> Task brief:
Exactly repeat the material, dropping only the pictures.

> Collected data:
□ □ □ □ □

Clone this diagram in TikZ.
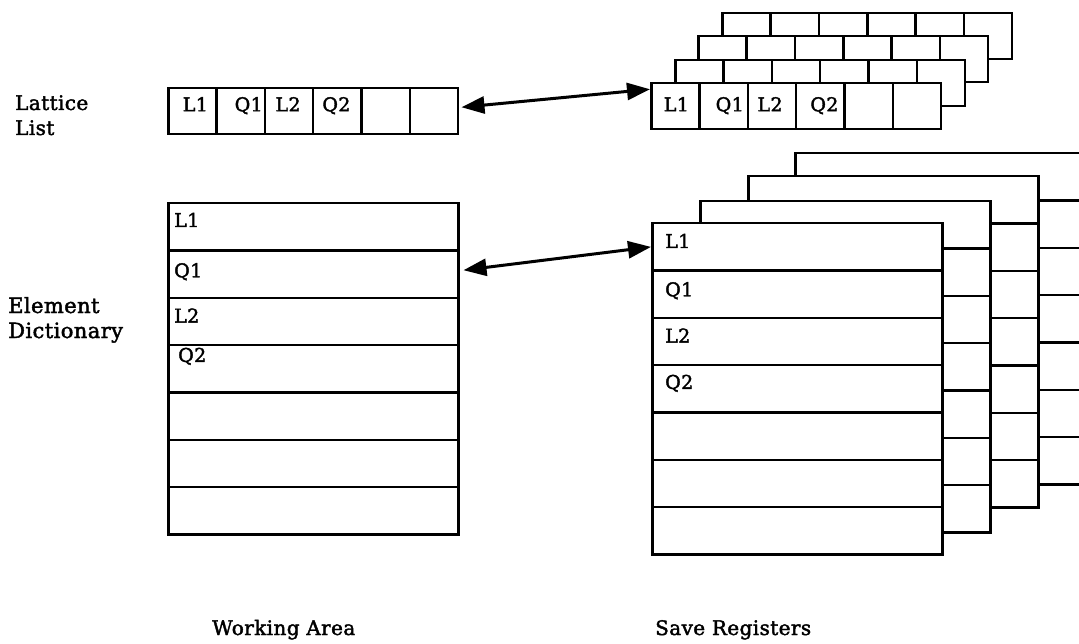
\documentclass[tikz,border=0pt]{standalone}
\usepackage{fontspec}
\setmainfont{DejaVu Serif}
\newfontfamily\boxserif[FakeBold=2,LetterSpace=2]{DejaVu Serif}
\usetikzlibrary{arrows.meta,calc}

\tikzset{
  cellbox/.style={draw, line width=2.5pt, fill=white, inner sep=0pt,
    minimum width=48.33pt, minimum height=46pt, anchor=north west},
  rowbox/.style={draw, line width=2.5pt, fill=white, inner sep=0pt,
    minimum width=290pt, minimum height=47.3pt, anchor=north west},
  celltext/.style={font=\boxserif\fontsize{19}{19}\selectfont, anchor=base, inner sep=0pt},
  rowtext/.style={font=\boxserif\fontsize{19}{19}\selectfont, anchor=base west, inner sep=0pt},
  sidelabel/.style={font=\boxserif\fontsize{20}{20}\selectfont, anchor=base west, inner sep=0pt},
  biglabel/.style={font=\boxserif\fontsize{21}{21}\selectfont, anchor=base west, inner sep=0pt},
  link/.style={line width=3pt,
    {Triangle[length=23pt,width=17pt]}-{Triangle[length=23pt,width=17pt]}},
}

% one lattice list: six cells, #1 name, (#2,#3) top left corner
\newcommand\latticerow[3]{%
  \foreach \i in {1,...,6}{
    \node[cellbox] (#1-\i) at ({#2+(\i-1)*48.33},#3) {};
  }}
% one element dictionary: seven rows, #1 name, (#2,#3) top left corner
\newcommand\dictcolumn[3]{%
  \foreach \i in {1,...,7}{
    \node[rowbox] (#1-\i) at (#2,{#3+(\i-1)*47.3}) {};
  }}

\begin{document}
\begin{tikzpicture}[x=1pt,y=-1pt]
\useasboundingbox (0,0) rectangle (1079,644);
\clip (0,0) rectangle (1079,644);

% side labels
\node[sidelabel] (lat1) at (15,110) {Lattice};
\node[sidelabel] (lat2) at (15,135) {List};
\node[biglabel] (ele1) at (8,313) {Element};
\node[biglabel] (ele2) at (8,338) {Dictionary};

% working area
\latticerow{wl}{167}{87}
\node[celltext] (wlt1) at ([xshift=3pt]wl-1.center) {L1};
\node[celltext] (wlt2) at ([xshift=8pt]wl-2.center) {Q1};
\node[celltext] (wlt3) at ([xshift=-1pt]wl-3.center) {L2};
\node[celltext] (wlt4) at ([xshift=-1pt]wl-4.center) {Q2};

\dictcolumn{wd}{167}{202}
\node[rowtext] (wdt1) at ($(wd-1.north west)+(7,25)$) {L1};
\node[rowtext] (wdt2) at ($(wd-2.north west)+(7,28)$) {Q1};
\node[rowtext] (wdt3) at ($(wd-3.north west)+(7,26)$) {L2};
\node[rowtext] (wdt4) at ($(wd-4.north west)+(11,18)$) {Q2};

% save registers: stacked lattice lists, back to front
\latticerow{slc}{721}{12}
\latticerow{slb}{697}{35}
\latticerow{sla}{674}{59}
\latticerow{sl}{650}{82}
\node[celltext] (slt1) at ([xshift=1pt,yshift=-5pt]sl-1.center) {L1};
\node[celltext] (slt2) at ([xshift=6pt,yshift=-5pt]sl-2.center) {Q1};
\node[celltext] (slt3) at ([xshift=-2pt,yshift=-5pt]sl-3.center) {L2};
\node[celltext] (slt4) at ([xshift=4pt,yshift=-5pt]sl-4.center) {Q2};

% save registers: stacked dictionaries, back to front
\dictcolumn{sdc}{794}{152}
\dictcolumn{sdb}{747}{175}
\dictcolumn{sda}{699}{200}
\dictcolumn{sd}{651}{222}
\node[rowtext] (sdt1) at ($(sd-1.north west)+(14,26)$) {L1};
\node[rowtext] (sdt2) at ($(sd-2.north west)+(14,27)$) {Q1};
\node[rowtext] (sdt3) at ($(sd-3.north west)+(14,26)$) {L2};
\node[rowtext] (sdt4) at ($(sd-4.north west)+(14,25)$) {Q2};

% transfers between working area and save registers
\draw[link] ([xshift=2pt,yshift=4pt]wl-6.east) -- ([yshift=17pt]sl-1.west);
\draw[link] ([xshift=4pt,yshift=4pt]wd-2.east) -- (sd-1.west);

% captions
\node[sidelabel] (cap1) at (212,635) {Working Area};
\node[sidelabel] (cap2) at (655,635) {Save Registers};
\end{tikzpicture}
\end{document}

□ □ □ □ □

> Written solution:
Clone this diagram in TikZ.
\documentclass[tikz,border=0pt]{standalone}
\usepackage{fontspec}
\setmainfont{DejaVu Serif}
\newfontfamily\boxserif[FakeBold=2,LetterSpace=2]{DejaVu Serif}
\usetikzlibrary{arrows.meta,calc}

\tikzset{
  cellbox/.style={draw, line width=2.5pt, fill=white, inner sep=0pt,
    minimum width=48.33pt, minimum height=46pt, anchor=north west},
  rowbox/.style={draw, line width=2.5pt, fill=white, inner sep=0pt,
    minimum width=290pt, minimum height=47.3pt, anchor=north west},
  celltext/.style={font=\boxserif\fontsize{19}{19}\selectfont, anchor=base, inner sep=0pt},
  rowtext/.style={font=\boxserif\fontsize{19}{19}\selectfont, anchor=base west, inner sep=0pt},
  sidelabel/.style={font=\boxserif\fontsize{20}{20}\selectfont, anchor=base west, inner sep=0pt},
  biglabel/.style={font=\boxserif\fontsize{21}{21}\selectfont, anchor=base west, inner sep=0pt},
  link/.style={line width=3pt,
    {Triangle[length=23pt,width=17pt]}-{Triangle[length=23pt,width=17pt]}},
}

% one lattice list: six cells, #1 name, (#2,#3) top left corner
\newcommand\latticerow[3]{%
  \foreach \i in {1,...,6}{
    \node[cellbox] (#1-\i) at ({#2+(\i-1)*48.33},#3) {};
  }}
% one element dictionary: seven rows, #1 name, (#2,#3) top left corner
\newcommand\dictcolumn[3]{%
  \foreach \i in {1,...,7}{
    \node[rowbox] (#1-\i) at (#2,{#3+(\i-1)*47.3}) {};
  }}

\begin{document}
\begin{tikzpicture}[x=1pt,y=-1pt]
\useasboundingbox (0,0) rectangle (1079,644);
\clip (0,0) rectangle (1079,644);

% side labels
\node[sidelabel] (lat1) at (15,110) {Lattice};
\node[sidelabel] (lat2) at (15,135) {List};
\node[biglabel] (ele1) at (8,313) {Element};
\node[biglabel] (ele2) at (8,338) {Dictionary};

% working area
\latticerow{wl}{167}{87}
\node[celltext] (wlt1) at ([xshift=3pt]wl-1.center) {L1};
\node[celltext] (wlt2) at ([xshift=8pt]wl-2.center) {Q1};
\node[celltext] (wlt3) at ([xshift=-1pt]wl-3.center) {L2};
\node[celltext] (wlt4) at ([xshift=-1pt]wl-4.center) {Q2};

\dictcolumn{wd}{167}{202}
\node[rowtext] (wdt1) at ($(wd-1.north west)+(7,25)$) {L1};
\node[rowtext] (wdt2) at ($(wd-2.north west)+(7,28)$) {Q1};
\node[rowtext] (wdt3) at ($(wd-3.north west)+(7,26)$) {L2};
\node[rowtext] (wdt4) at ($(wd-4.north west)+(11,18)$) {Q2};

% save registers: stacked lattice lists, back to front
\latticerow{slc}{721}{12}
\latticerow{slb}{697}{35}
\latticerow{sla}{674}{59}
\latticerow{sl}{650}{82}
\node[celltext] (slt1) at ([xshift=1pt,yshift=-5pt]sl-1.center) {L1};
\node[celltext] (slt2) at ([xshift=6pt,yshift=-5pt]sl-2.center) {Q1};
\node[celltext] (slt3) at ([xshift=-2pt,yshift=-5pt]sl-3.center) {L2};
\node[celltext] (slt4) at ([xshift=4pt,yshift=-5pt]sl-4.center) {Q2};

% save registers: stacked dictionaries, back to front
\dictcolumn{sdc}{794}{152}
\dictcolumn{sdb}{747}{175}
\dictcolumn{sda}{699}{200}
\dictcolumn{sd}{651}{222}
\node[rowtext] (sdt1) at ($(sd-1.north west)+(14,26)$) {L1};
\node[rowtext] (sdt2) at ($(sd-2.north west)+(14,27)$) {Q1};
\node[rowtext] (sdt3) at ($(sd-3.north west)+(14,26)$) {L2};
\node[rowtext] (sdt4) at ($(sd-4.north west)+(14,25)$) {Q2};

% transfers between working area and save registers
\draw[link] ([xshift=2pt,yshift=4pt]wl-6.east) -- ([yshift=17pt]sl-1.west);
\draw[link] ([xshift=4pt,yshift=4pt]wd-2.east) -- (sd-1.west);

% captions
\node[sidelabel] (cap1) at (212,635) {Working Area};
\node[sidelabel] (cap2) at (655,635) {Save Registers};
\end{tikzpicture}
\end{document}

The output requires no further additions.